What Different OSU Sports Are Like In Bed

author-pic at Ohio State University  

At Ohio State we love our nuts, our sports and the team spirit that busts our sporty nuts. But while we spend our time idealizing athletes at their games even though we don’t know most of their names and don’t recognize them aside from sporting their elite red backpacks and godly figures hidden below their puffy jackets, so what’s a dame to do?

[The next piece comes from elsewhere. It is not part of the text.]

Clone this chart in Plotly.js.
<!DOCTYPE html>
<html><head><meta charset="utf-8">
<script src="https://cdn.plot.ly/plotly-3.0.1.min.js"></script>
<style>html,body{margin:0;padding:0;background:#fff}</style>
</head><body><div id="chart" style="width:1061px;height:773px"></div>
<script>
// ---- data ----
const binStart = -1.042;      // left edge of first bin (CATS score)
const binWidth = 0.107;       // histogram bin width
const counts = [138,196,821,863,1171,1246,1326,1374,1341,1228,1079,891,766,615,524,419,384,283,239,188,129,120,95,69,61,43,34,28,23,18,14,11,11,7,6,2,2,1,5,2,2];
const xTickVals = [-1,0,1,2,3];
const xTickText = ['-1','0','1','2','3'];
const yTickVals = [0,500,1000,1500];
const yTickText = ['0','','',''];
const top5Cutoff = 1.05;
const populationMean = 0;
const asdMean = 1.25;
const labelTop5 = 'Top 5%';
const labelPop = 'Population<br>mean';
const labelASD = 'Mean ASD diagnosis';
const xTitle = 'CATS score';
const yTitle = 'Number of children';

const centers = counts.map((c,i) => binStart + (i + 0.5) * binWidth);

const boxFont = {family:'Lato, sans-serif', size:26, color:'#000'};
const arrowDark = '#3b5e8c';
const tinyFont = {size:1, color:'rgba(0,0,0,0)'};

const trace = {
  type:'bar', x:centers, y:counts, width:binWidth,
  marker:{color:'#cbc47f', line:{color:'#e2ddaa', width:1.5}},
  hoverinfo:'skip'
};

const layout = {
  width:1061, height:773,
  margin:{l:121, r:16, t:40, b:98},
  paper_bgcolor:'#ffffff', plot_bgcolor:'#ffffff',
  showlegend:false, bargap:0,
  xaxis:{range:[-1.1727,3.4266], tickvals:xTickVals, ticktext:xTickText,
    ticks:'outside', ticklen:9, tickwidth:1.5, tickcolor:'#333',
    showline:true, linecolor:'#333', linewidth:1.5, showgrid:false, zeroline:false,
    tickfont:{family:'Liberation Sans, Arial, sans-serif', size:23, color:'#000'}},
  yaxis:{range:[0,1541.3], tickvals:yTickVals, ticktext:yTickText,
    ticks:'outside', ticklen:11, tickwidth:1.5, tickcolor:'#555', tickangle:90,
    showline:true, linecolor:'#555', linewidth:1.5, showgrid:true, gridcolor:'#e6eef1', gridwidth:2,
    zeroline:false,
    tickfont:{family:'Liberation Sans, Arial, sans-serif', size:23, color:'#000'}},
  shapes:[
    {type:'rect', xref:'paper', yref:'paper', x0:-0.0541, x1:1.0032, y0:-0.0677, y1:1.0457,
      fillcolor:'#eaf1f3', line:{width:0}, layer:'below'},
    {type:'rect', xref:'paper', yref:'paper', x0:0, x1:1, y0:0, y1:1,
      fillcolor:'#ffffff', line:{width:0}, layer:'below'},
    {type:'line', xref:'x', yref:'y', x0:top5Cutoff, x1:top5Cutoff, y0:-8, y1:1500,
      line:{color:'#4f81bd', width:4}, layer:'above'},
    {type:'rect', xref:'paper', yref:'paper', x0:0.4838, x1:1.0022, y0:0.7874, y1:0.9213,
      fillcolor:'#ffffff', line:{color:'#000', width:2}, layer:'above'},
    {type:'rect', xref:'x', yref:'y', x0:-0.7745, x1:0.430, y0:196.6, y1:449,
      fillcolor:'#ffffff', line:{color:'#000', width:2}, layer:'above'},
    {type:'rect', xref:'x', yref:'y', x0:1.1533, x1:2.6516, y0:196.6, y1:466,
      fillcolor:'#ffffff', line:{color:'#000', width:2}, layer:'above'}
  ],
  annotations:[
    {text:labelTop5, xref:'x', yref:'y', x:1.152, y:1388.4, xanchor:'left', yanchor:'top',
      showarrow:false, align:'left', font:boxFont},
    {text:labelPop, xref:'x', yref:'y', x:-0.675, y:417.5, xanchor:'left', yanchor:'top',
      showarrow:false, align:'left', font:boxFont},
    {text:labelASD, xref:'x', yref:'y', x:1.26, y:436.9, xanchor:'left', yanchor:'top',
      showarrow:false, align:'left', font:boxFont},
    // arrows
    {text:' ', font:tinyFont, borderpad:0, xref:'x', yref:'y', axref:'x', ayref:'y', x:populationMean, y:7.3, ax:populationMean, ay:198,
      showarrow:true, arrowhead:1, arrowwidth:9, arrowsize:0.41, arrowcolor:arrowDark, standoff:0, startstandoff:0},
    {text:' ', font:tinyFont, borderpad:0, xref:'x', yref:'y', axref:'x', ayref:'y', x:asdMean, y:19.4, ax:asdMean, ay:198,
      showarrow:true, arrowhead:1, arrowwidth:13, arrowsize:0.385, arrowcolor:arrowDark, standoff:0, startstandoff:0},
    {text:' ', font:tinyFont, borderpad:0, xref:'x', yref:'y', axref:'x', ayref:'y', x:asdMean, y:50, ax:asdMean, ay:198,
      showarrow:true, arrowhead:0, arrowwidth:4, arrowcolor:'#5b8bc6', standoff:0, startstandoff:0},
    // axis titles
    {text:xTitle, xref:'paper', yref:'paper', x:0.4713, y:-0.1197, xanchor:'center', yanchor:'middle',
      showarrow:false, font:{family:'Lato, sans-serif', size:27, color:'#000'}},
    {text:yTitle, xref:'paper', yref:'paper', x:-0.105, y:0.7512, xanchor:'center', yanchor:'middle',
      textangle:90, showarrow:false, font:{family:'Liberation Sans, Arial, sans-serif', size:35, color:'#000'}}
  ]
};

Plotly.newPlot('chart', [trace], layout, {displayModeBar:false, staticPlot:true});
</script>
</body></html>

Gone away is the faulty assumption that we should bang our way through the most well known teams at the school—the men’s fencing team has seen enough action as is and do not need to stick their rods anywhere else. We have made a new class system, bitches and that system is about quality, not quantity.

4.) Football
Known For Getting Loud:
We all know that our football games get rowdy and that’s no different in bed. When men know how to tackle other men to the floor in hot pursuit of handling their balls, you better be prepared for someone who knows how to touchdown there. Surprising? Not at all for Zeke himself at some point has probably blessed their junk during their locker room orgies I mean chats. Another added bonus to fucking a football player is the copious break-time in between rounds where he inevitably calls Daddy Meyer for advice before taking your field again, drenched in sweat and Gatorade.

3.) Basketball
Known For Surprise Anal:
Hot on the outside, not on the inside is this teams motto. If these lanky lunks can’t bring themselves to score baskets, what makes you think that they can aim for the right hole this time, Debrah? Well, they can’t and if you’re planning on going home with a basketball player, better bring lube and a binky because your court is about to be explored more than you ever anticipated (or wanted).

2.) Cross Country
Known For Causing Hook Ups To Ask: ‘Are You Close?’:
Baby they got stamina and if you don’t think they’re gonna stay-in-ya then you are poorly mistaken. They run the extra mile and while it may be boring, you at least know for certain that there is an end. You’ve lasted this long already; there is no way that you won’t finish now.

1.) Wrestling
Known For Counting To Three:
While they may be starving themselves to make a weight class and perpetually cranky because of it, a wrestler is great in bed. They can fling you around, count to 3, are accustomed to the various STD’s that may be in your bed, can count to 3, built up tough skin already for any comments dick-related, can count to 3 and won’t catch feelings because if they are used to hurtling their bodies onto those of men in less clothing than a winter-hoe making her way to Big Bar, then they’re probably gay.

In all circum(stances) and uncircum(stances) you win because you are entering an elite group of fans who’ve seen the fanny and damn that’s something to be proud of.